Exercise objective:
Write the lines out again, from the top of the material to the line containing "0.0443, 0.0343, 0.0217];", pictures excluded.
-- START Data segment --
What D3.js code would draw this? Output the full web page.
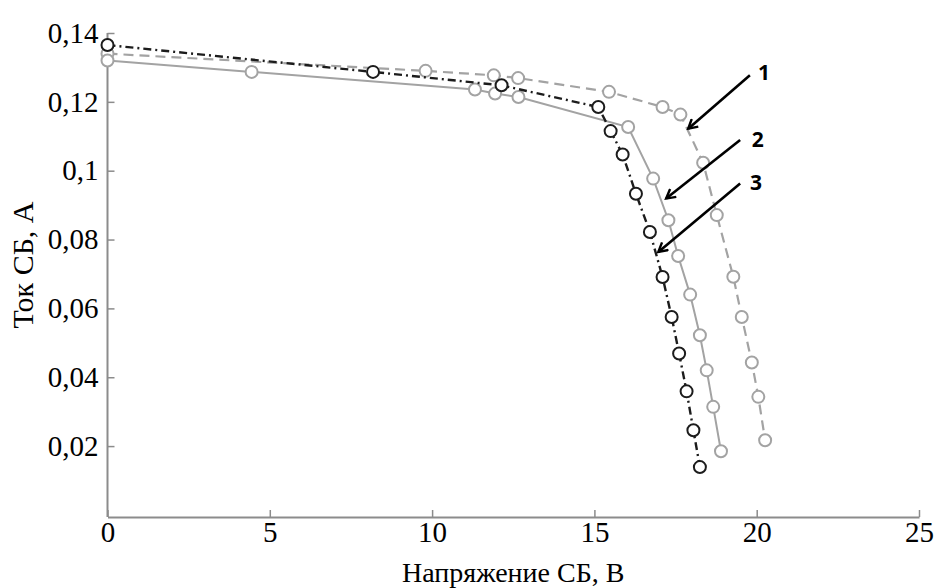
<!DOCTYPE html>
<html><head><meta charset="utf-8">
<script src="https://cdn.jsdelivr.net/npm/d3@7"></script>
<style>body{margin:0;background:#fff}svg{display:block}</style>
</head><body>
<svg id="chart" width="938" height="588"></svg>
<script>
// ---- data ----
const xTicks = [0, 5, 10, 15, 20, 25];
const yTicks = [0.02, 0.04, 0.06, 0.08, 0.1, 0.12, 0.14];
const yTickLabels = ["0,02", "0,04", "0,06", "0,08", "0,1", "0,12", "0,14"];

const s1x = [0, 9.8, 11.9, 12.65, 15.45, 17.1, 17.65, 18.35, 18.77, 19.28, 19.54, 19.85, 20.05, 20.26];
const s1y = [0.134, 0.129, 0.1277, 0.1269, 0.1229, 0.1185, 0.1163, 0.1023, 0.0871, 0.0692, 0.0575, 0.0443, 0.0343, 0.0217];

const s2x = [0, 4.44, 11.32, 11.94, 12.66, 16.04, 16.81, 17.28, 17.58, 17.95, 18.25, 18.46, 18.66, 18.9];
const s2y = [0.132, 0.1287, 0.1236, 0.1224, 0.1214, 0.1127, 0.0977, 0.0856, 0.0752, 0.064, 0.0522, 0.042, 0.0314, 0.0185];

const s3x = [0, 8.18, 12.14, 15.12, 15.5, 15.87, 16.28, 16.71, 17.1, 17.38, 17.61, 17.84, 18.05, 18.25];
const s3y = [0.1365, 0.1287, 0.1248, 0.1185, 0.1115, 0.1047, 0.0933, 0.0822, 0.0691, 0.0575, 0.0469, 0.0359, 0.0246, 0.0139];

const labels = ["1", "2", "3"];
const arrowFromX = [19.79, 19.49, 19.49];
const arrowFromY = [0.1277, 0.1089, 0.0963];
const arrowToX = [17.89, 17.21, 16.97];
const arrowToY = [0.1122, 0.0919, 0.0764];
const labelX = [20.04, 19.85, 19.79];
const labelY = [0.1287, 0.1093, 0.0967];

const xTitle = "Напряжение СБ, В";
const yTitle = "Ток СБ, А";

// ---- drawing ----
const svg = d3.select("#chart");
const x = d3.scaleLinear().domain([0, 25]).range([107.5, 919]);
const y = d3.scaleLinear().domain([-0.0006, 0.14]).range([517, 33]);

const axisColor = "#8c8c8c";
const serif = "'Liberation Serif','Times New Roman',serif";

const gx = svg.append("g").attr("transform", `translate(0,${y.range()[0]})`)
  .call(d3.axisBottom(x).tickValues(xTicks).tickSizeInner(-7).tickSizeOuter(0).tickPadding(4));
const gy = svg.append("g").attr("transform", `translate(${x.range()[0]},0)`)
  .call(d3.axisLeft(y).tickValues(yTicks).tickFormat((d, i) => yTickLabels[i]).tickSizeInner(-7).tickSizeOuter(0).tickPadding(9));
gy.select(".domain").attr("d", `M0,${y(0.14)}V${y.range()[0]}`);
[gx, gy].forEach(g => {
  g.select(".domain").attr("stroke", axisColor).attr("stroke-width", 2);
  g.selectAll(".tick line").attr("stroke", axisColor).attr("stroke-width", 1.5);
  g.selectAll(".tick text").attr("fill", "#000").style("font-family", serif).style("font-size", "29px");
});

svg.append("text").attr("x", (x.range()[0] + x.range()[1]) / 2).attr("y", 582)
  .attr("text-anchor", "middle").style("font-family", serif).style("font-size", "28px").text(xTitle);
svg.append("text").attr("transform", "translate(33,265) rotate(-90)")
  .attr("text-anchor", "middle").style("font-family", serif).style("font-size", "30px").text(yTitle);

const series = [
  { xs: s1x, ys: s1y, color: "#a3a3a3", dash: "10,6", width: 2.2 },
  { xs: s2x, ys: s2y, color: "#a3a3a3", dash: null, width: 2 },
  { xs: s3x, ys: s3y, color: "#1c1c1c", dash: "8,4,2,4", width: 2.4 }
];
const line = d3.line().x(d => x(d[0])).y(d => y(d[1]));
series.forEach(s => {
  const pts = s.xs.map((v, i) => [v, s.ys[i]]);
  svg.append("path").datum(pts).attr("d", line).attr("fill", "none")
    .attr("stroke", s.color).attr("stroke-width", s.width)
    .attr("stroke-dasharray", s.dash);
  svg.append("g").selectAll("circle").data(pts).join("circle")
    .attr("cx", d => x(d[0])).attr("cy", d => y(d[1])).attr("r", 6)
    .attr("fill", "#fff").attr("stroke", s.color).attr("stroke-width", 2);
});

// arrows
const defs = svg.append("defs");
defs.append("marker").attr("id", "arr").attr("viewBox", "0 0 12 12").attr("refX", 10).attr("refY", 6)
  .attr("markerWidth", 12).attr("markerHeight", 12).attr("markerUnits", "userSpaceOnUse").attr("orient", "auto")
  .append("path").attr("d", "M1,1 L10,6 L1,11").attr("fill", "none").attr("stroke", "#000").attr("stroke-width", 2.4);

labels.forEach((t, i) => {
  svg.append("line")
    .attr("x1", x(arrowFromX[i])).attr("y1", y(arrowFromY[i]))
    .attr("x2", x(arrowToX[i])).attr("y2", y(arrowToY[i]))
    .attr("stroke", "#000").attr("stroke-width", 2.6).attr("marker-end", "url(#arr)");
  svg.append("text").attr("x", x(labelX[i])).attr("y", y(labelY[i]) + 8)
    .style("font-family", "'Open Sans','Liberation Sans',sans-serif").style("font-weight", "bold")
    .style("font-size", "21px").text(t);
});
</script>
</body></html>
-- END Data segment --
Answer for this exercise:
What D3.js code would draw this? Output the full web page.
<!DOCTYPE html>
<html><head><meta charset="utf-8">
<script src="https://cdn.jsdelivr.net/npm/d3@7"></script>
<style>body{margin:0;background:#fff}svg{display:block}</style>
</head><body>
<svg id="chart" width="938" height="588"></svg>
<script>
// ---- data ----
const xTicks = [0, 5, 10, 15, 20, 25];
const yTicks = [0.02, 0.04, 0.06, 0.08, 0.1, 0.12, 0.14];
const yTickLabels = ["0,02", "0,04", "0,06", "0,08", "0,1", "0,12", "0,14"];

const s1x = [0, 9.8, 11.9, 12.65, 15.45, 17.1, 17.65, 18.35, 18.77, 19.28, 19.54, 19.85, 20.05, 20.26];
const s1y = [0.134, 0.129, 0.1277, 0.1269, 0.1229, 0.1185, 0.1163, 0.1023, 0.0871, 0.0692, 0.0575, 0.0443, 0.0343, 0.0217];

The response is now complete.